Repeat the listing word for word. No pictures belong in the copy.

◆ ◆ ◆

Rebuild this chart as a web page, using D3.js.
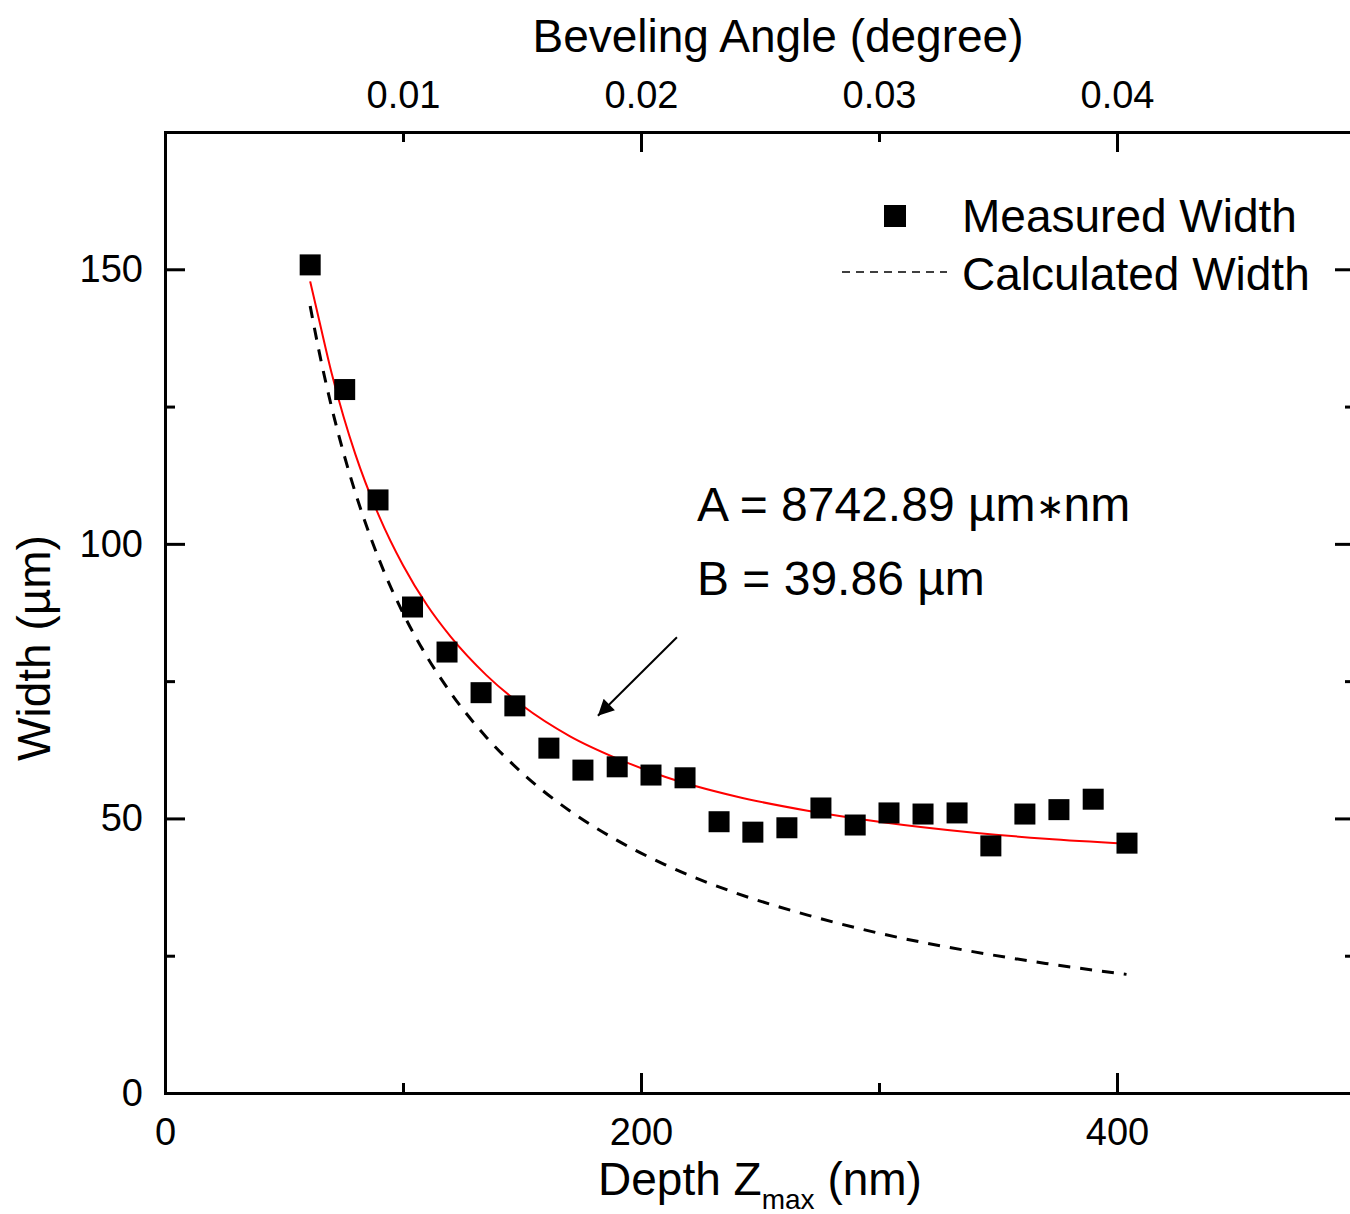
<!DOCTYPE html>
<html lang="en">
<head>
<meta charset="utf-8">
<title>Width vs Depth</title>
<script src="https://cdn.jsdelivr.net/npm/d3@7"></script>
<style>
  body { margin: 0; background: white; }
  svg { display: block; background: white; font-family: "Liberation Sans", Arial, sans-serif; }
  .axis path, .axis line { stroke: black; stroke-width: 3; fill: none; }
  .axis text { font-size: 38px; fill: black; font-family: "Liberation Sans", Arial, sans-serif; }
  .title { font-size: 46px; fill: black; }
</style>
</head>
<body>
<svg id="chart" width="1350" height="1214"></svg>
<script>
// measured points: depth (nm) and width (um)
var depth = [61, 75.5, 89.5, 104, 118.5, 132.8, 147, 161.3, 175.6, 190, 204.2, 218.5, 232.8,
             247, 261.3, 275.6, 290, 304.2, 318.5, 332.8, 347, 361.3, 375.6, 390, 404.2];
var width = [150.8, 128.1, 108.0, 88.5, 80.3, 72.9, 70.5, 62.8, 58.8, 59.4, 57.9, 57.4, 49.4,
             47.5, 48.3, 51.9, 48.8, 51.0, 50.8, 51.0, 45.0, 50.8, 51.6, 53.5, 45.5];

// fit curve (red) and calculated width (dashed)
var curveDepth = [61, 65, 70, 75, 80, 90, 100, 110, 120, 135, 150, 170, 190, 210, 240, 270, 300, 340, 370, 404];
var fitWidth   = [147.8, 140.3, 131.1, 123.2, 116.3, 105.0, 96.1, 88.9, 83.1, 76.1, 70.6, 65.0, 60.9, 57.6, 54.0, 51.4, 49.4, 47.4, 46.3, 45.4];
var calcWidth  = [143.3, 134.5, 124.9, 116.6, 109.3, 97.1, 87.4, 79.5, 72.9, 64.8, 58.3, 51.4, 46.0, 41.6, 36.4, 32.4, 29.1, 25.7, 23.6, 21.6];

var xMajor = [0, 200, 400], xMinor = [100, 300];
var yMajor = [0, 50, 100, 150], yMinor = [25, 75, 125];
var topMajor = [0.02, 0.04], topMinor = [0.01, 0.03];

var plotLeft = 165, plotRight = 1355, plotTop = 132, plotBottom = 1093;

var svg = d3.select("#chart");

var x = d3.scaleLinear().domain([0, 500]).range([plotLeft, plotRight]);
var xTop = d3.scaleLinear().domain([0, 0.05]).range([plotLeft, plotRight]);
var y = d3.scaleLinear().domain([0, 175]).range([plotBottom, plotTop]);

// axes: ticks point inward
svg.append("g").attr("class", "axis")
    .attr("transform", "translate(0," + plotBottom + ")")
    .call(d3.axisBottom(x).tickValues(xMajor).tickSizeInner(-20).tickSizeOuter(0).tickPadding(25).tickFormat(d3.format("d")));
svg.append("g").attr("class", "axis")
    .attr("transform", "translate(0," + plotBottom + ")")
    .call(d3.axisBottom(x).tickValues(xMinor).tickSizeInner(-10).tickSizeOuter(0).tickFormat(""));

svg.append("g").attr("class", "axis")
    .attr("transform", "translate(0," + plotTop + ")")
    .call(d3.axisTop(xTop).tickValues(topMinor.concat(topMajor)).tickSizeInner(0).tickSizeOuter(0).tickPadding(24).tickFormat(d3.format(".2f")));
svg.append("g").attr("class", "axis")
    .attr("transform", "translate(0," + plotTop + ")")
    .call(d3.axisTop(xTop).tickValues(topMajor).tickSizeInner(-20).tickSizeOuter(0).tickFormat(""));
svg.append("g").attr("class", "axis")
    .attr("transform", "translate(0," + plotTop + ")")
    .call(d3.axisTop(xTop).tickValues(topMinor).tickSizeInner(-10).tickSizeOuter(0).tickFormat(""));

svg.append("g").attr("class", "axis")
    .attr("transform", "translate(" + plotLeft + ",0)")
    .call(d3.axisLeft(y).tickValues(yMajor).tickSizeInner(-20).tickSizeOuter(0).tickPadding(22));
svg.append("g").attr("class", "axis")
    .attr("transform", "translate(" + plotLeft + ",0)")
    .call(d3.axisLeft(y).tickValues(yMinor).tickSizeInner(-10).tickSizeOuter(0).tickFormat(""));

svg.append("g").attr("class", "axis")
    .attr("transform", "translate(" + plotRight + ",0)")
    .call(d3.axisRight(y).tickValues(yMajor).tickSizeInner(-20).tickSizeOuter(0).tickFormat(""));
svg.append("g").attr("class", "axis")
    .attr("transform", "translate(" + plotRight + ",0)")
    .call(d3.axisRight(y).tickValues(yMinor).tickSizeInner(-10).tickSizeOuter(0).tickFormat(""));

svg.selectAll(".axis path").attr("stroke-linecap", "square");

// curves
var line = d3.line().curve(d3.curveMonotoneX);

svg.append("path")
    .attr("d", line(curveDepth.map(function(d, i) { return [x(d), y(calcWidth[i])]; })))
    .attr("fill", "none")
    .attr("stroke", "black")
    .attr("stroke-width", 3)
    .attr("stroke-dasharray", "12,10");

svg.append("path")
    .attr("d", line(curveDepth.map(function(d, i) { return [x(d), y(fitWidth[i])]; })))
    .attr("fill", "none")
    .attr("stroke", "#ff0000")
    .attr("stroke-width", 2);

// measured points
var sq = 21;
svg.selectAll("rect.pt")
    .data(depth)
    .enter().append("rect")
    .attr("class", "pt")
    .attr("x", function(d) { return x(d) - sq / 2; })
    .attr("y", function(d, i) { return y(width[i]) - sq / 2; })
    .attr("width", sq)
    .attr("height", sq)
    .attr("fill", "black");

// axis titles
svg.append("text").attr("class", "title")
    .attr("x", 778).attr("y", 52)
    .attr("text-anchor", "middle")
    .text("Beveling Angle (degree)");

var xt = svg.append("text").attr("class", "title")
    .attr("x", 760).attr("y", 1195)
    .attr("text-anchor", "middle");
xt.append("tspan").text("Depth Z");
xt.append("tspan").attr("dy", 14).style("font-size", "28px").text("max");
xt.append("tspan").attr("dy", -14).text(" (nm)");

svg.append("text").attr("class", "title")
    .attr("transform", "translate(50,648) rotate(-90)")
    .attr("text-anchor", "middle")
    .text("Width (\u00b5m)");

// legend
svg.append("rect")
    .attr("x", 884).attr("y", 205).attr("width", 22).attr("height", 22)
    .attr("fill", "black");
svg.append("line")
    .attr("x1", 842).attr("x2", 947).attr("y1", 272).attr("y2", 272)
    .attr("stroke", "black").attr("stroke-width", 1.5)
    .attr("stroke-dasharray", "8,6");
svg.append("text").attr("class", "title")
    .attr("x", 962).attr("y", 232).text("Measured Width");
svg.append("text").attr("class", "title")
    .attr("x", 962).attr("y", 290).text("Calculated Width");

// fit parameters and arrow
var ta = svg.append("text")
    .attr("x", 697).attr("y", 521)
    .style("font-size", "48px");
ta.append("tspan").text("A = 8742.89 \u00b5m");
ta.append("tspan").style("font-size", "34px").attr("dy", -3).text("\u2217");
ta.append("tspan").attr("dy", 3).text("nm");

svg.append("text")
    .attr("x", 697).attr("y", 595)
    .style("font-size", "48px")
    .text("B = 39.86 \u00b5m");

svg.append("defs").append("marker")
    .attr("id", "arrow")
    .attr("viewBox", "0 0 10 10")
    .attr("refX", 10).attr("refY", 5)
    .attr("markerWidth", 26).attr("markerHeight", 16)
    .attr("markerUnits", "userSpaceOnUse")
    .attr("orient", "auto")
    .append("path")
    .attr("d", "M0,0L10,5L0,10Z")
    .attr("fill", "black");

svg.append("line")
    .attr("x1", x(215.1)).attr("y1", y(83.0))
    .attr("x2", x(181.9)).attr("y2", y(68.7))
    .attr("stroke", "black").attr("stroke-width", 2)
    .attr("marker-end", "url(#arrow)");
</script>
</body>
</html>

◆ ◆ ◆

Response below:
Rebuild this chart as a web page, using D3.js.
<!DOCTYPE html>
<html lang="en">
<head>
<meta charset="utf-8">
<title>Width vs Depth</title>
<script src="https://cdn.jsdelivr.net/npm/d3@7"></script>
<style>
  body { margin: 0; background: white; }
  svg { display: block; background: white; font-family: "Liberation Sans", Arial, sans-serif; }
  .axis path, .axis line { stroke: black; stroke-width: 3; fill: none; }
  .axis text { font-size: 38px; fill: black; font-family: "Liberation Sans", Arial, sans-serif; }
  .title { font-size: 46px; fill: black; }
</style>
</head>
<body>
<svg id="chart" width="1350" height="1214"></svg>
<script>
// measured points: depth (nm) and width (um)
var depth = [61, 75.5, 89.5, 104, 118.5, 132.8, 147, 161.3, 175.6, 190, 204.2, 218.5, 232.8,
             247, 261.3, 275.6, 290, 304.2, 318.5, 332.8, 347, 361.3, 375.6, 390, 404.2];
var width = [150.8, 128.1, 108.0, 88.5, 80.3, 72.9, 70.5, 62.8, 58.8, 59.4, 57.9, 57.4, 49.4,
             47.5, 48.3, 51.9, 48.8, 51.0, 50.8, 51.0, 45.0, 50.8, 51.6, 53.5, 45.5];

// fit curve (red) and calculated width (dashed)
var curveDepth = [61, 65, 70, 75, 80, 90, 100, 110, 120, 135, 150, 170, 190, 210, 240, 270, 300, 340, 370, 404];
var fitWidth   = [147.8, 140.3, 131.1, 123.2, 116.3, 105.0, 96.1, 88.9, 83.1, 76.1, 70.6, 65.0, 60.9, 57.6, 54.0, 51.4, 49.4, 47.4, 46.3, 45.4];
var calcWidth  = [143.3, 134.5, 124.9, 116.6, 109.3, 97.1, 87.4, 79.5, 72.9, 64.8, 58.3, 51.4, 46.0, 41.6, 36.4, 32.4, 29.1, 25.7, 23.6, 21.6];

var xMajor = [0, 200, 400], xMinor = [100, 300];
var yMajor = [0, 50, 100, 150], yMinor = [25, 75, 125];
var topMajor = [0.02, 0.04], topMinor = [0.01, 0.03];

var plotLeft = 165, plotRight = 1355, plotTop = 132, plotBottom = 1093;

var svg = d3.select("#chart");

var x = d3.scaleLinear().domain([0, 500]).range([plotLeft, plotRight]);
var xTop = d3.scaleLinear().domain([0, 0.05]).range([plotLeft, plotRight]);
var y = d3.scaleLinear().domain([0, 175]).range([plotBottom, plotTop]);

// axes: ticks point inward
svg.append("g").attr("class", "axis")
    .attr("transform", "translate(0," + plotBottom + ")")
    .call(d3.axisBottom(x).tickValues(xMajor).tickSizeInner(-20).tickSizeOuter(0).tickPadding(25).tickFormat(d3.format("d")));
svg.append("g").attr("class", "axis")
    .attr("transform", "translate(0," + plotBottom + ")")
    .call(d3.axisBottom(x).tickValues(xMinor).tickSizeInner(-10).tickSizeOuter(0).tickFormat(""));

svg.append("g").attr("class", "axis")
    .attr("transform", "translate(0," + plotTop + ")")
    .call(d3.axisTop(xTop).tickValues(topMinor.concat(topMajor)).tickSizeInner(0).tickSizeOuter(0).tickPadding(24).tickFormat(d3.format(".2f")));
svg.append("g").attr("class", "axis")
    .attr("transform", "translate(0," + plotTop + ")")
    .call(d3.axisTop(xTop).tickValues(topMajor).tickSizeInner(-20).tickSizeOuter(0).tickFormat(""));
svg.append("g").attr("class", "axis")
    .attr("transform", "translate(0," + plotTop + ")")
    .call(d3.axisTop(xTop).tickValues(topMinor).tickSizeInner(-10).tickSizeOuter(0).tickFormat(""));

svg.append("g").attr("class", "axis")
    .attr("transform", "translate(" + plotLeft + ",0)")
    .call(d3.axisLeft(y).tickValues(yMajor).tickSizeInner(-20).tickSizeOuter(0).tickPadding(22));
svg.append("g").attr("class", "axis")
    .attr("transform", "translate(" + plotLeft + ",0)")
    .call(d3.axisLeft(y).tickValues(yMinor).tickSizeInner(-10).tickSizeOuter(0).tickFormat(""));

svg.append("g").attr("class", "axis")
    .attr("transform", "translate(" + plotRight + ",0)")
    .call(d3.axisRight(y).tickValues(yMajor).tickSizeInner(-20).tickSizeOuter(0).tickFormat(""));
svg.append("g").attr("class", "axis")
    .attr("transform", "translate(" + plotRight + ",0)")
    .call(d3.axisRight(y).tickValues(yMinor).tickSizeInner(-10).tickSizeOuter(0).tickFormat(""));

svg.selectAll(".axis path").attr("stroke-linecap", "square");

// curves
var line = d3.line().curve(d3.curveMonotoneX);

svg.append("path")
    .attr("d", line(curveDepth.map(function(d, i) { return [x(d), y(calcWidth[i])]; })))
    .attr("fill", "none")
    .attr("stroke", "black")
    .attr("stroke-width", 3)
    .attr("stroke-dasharray", "12,10");

svg.append("path")
    .attr("d", line(curveDepth.map(function(d, i) { return [x(d), y(fitWidth[i])]; })))
    .attr("fill", "none")
    .attr("stroke", "#ff0000")
    .attr("stroke-width", 2);

// measured points
var sq = 21;
svg.selectAll("rect.pt")
    .data(depth)
    .enter().append("rect")
    .attr("class", "pt")
    .attr("x", function(d) { return x(d) - sq / 2; })
    .attr("y", function(d, i) { return y(width[i]) - sq / 2; })
    .attr("width", sq)
    .attr("height", sq)
    .attr("fill", "black");

// axis titles
svg.append("text").attr("class", "title")
    .attr("x", 778).attr("y", 52)
    .attr("text-anchor", "middle")
    .text("Beveling Angle (degree)");

var xt = svg.append("text").attr("class", "title")
    .attr("x", 760).attr("y", 1195)
    .attr("text-anchor", "middle");
xt.append("tspan").text("Depth Z");
xt.append("tspan").attr("dy", 14).style("font-size", "28px").text("max");
xt.append("tspan").attr("dy", -14).text(" (nm)");

svg.append("text").attr("class", "title")
    .attr("transform", "translate(50,648) rotate(-90)")
    .attr("text-anchor", "middle")
    .text("Width (\u00b5m)");

// legend
svg.append("rect")
    .attr("x", 884).attr("y", 205).attr("width", 22).attr("height", 22)
    .attr("fill", "black");
svg.append("line")
    .attr("x1", 842).attr("x2", 947).attr("y1", 272).attr("y2", 272)
    .attr("stroke", "black").attr("stroke-width", 1.5)
    .attr("stroke-dasharray", "8,6");
svg.append("text").attr("class", "title")
    .attr("x", 962).attr("y", 232).text("Measured Width");
svg.append("text").attr("class", "title")
    .attr("x", 962).attr("y", 290).text("Calculated Width");

// fit parameters and arrow
var ta = svg.append("text")
    .attr("x", 697).attr("y", 521)
    .style("font-size", "48px");
ta.append("tspan").text("A = 8742.89 \u00b5m");
ta.append("tspan").style("font-size", "34px").attr("dy", -3).text("\u2217");
ta.append("tspan").attr("dy", 3).text("nm");

svg.append("text")
    .attr("x", 697).attr("y", 595)
    .style("font-size", "48px")
    .text("B = 39.86 \u00b5m");

svg.append("defs").append("marker")
    .attr("id", "arrow")
    .attr("viewBox", "0 0 10 10")
    .attr("refX", 10).attr("refY", 5)
    .attr("markerWidth", 26).attr("markerHeight", 16)
    .attr("markerUnits", "userSpaceOnUse")
    .attr("orient", "auto")
    .append("path")
    .attr("d", "M0,0L10,5L0,10Z")
    .attr("fill", "black");

svg.append("line")
    .attr("x1", x(215.1)).attr("y1", y(83.0))
    .attr("x2", x(181.9)).attr("y2", y(68.7))
    .attr("stroke", "black").attr("stroke-width", 2)
    .attr("marker-end", "url(#arrow)");
</script>
</body>
</html>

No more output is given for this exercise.